* [AIM OF THE TASK] Begin with the first line of the material and copy each line word for word through the line that contains "(law) at (489,104)"; the pictures are left out.

BEGIN DATASET EXTRACT

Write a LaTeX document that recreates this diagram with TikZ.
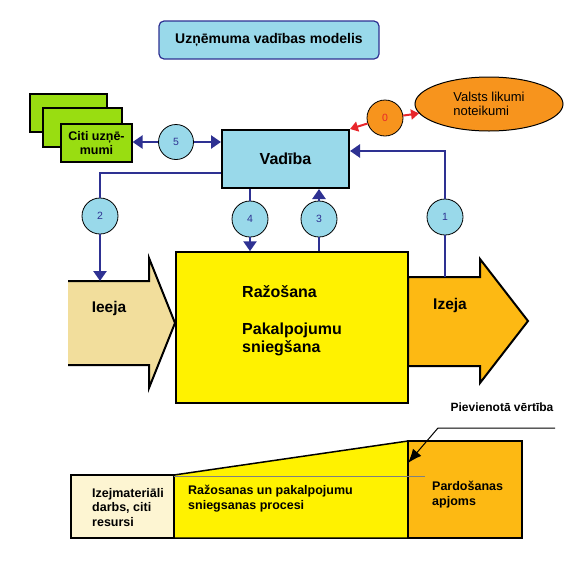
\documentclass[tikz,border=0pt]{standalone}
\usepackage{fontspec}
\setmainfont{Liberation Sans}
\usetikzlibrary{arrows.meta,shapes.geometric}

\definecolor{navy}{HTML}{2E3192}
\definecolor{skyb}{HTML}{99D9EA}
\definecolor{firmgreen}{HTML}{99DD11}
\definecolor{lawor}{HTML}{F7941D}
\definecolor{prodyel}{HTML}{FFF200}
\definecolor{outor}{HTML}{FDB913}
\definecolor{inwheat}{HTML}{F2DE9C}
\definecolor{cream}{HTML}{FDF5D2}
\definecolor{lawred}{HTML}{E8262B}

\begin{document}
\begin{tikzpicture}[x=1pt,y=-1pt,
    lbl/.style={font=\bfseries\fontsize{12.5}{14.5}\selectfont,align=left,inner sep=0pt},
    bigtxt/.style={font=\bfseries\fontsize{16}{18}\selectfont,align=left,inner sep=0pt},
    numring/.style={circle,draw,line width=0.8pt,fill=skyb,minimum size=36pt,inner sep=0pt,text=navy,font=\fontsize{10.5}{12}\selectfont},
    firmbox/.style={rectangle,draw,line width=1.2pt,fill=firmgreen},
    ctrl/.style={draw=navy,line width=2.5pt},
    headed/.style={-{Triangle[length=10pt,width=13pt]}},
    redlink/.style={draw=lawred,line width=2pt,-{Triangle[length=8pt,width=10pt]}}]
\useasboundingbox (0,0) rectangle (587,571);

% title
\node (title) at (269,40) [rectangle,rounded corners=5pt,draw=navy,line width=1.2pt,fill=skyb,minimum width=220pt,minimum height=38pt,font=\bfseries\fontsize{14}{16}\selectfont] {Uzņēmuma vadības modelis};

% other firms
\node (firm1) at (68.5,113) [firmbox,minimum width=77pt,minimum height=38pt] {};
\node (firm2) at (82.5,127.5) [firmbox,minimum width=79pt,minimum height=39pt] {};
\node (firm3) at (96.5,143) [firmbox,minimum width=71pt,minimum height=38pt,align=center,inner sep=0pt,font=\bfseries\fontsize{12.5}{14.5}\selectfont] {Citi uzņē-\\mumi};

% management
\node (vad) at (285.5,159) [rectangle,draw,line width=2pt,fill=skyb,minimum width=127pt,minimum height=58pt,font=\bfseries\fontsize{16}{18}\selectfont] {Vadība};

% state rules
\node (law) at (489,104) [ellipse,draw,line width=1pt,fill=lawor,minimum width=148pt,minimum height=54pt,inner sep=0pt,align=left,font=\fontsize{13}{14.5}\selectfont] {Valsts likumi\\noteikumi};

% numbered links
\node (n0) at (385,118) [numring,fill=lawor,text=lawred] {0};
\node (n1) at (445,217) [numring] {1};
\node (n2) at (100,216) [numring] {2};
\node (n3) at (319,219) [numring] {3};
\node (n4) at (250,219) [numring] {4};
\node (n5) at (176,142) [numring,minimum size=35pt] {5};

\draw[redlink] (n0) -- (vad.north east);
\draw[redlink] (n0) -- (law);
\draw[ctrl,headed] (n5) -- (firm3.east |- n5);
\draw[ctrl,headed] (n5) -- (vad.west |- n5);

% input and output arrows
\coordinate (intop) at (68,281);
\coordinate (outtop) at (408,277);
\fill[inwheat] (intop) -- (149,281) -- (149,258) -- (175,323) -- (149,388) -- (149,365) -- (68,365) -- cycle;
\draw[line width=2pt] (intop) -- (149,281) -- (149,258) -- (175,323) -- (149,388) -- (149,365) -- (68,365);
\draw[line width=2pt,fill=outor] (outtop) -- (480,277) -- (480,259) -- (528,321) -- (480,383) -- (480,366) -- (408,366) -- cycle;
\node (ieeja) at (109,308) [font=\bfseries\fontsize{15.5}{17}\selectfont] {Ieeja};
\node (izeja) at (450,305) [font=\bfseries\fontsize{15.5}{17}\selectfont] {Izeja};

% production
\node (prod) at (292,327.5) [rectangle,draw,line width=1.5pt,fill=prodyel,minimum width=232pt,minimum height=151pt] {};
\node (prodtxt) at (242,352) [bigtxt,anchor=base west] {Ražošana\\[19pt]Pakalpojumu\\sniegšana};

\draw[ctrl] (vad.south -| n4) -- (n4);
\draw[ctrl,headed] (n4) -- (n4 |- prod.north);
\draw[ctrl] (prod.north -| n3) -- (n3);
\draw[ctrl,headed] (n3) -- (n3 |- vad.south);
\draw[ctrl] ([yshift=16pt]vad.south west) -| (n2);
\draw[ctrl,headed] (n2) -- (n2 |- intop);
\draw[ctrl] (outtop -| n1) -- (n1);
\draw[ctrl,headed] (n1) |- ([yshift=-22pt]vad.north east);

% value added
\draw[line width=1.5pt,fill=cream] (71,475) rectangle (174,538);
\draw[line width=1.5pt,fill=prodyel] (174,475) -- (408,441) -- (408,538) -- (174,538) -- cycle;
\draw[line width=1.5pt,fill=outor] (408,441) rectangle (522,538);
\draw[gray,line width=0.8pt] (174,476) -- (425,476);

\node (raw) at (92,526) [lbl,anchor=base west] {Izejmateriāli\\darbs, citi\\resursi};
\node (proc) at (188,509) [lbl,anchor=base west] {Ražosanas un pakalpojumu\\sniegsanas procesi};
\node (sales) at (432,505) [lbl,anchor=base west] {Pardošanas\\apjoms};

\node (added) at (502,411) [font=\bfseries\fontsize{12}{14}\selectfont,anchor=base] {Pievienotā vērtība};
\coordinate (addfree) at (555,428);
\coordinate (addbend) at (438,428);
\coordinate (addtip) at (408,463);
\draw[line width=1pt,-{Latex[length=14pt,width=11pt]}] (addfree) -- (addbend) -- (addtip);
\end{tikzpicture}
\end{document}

END DATASET EXTRACT

* [ANSWER]
Write a LaTeX document that recreates this diagram with TikZ.
\documentclass[tikz,border=0pt]{standalone}
\usepackage{fontspec}
\setmainfont{Liberation Sans}
\usetikzlibrary{arrows.meta,shapes.geometric}

\definecolor{navy}{HTML}{2E3192}
\definecolor{skyb}{HTML}{99D9EA}
\definecolor{firmgreen}{HTML}{99DD11}
\definecolor{lawor}{HTML}{F7941D}
\definecolor{prodyel}{HTML}{FFF200}
\definecolor{outor}{HTML}{FDB913}
\definecolor{inwheat}{HTML}{F2DE9C}
\definecolor{cream}{HTML}{FDF5D2}
\definecolor{lawred}{HTML}{E8262B}

\begin{document}
\begin{tikzpicture}[x=1pt,y=-1pt,
    lbl/.style={font=\bfseries\fontsize{12.5}{14.5}\selectfont,align=left,inner sep=0pt},
    bigtxt/.style={font=\bfseries\fontsize{16}{18}\selectfont,align=left,inner sep=0pt},
    numring/.style={circle,draw,line width=0.8pt,fill=skyb,minimum size=36pt,inner sep=0pt,text=navy,font=\fontsize{10.5}{12}\selectfont},
    firmbox/.style={rectangle,draw,line width=1.2pt,fill=firmgreen},
    ctrl/.style={draw=navy,line width=2.5pt},
    headed/.style={-{Triangle[length=10pt,width=13pt]}},
    redlink/.style={draw=lawred,line width=2pt,-{Triangle[length=8pt,width=10pt]}}]
\useasboundingbox (0,0) rectangle (587,571);

% title
\node (title) at (269,40) [rectangle,rounded corners=5pt,draw=navy,line width=1.2pt,fill=skyb,minimum width=220pt,minimum height=38pt,font=\bfseries\fontsize{14}{16}\selectfont] {Uzņēmuma vadības modelis};

% other firms
\node (firm1) at (68.5,113) [firmbox,minimum width=77pt,minimum height=38pt] {};
\node (firm2) at (82.5,127.5) [firmbox,minimum width=79pt,minimum height=39pt] {};
\node (firm3) at (96.5,143) [firmbox,minimum width=71pt,minimum height=38pt,align=center,inner sep=0pt,font=\bfseries\fontsize{12.5}{14.5}\selectfont] {Citi uzņē-\\mumi};

% management
\node (vad) at (285.5,159) [rectangle,draw,line width=2pt,fill=skyb,minimum width=127pt,minimum height=58pt,font=\bfseries\fontsize{16}{18}\selectfont] {Vadība};

% state rules
\node (law) at (489,104) [ellipse,draw,line width=1pt,fill=lawor,minimum width=148pt,minimum height=54pt,inner sep=0pt,align=left,font=\fontsize{13}{14.5}\selectfont] {Valsts likumi\\noteikumi};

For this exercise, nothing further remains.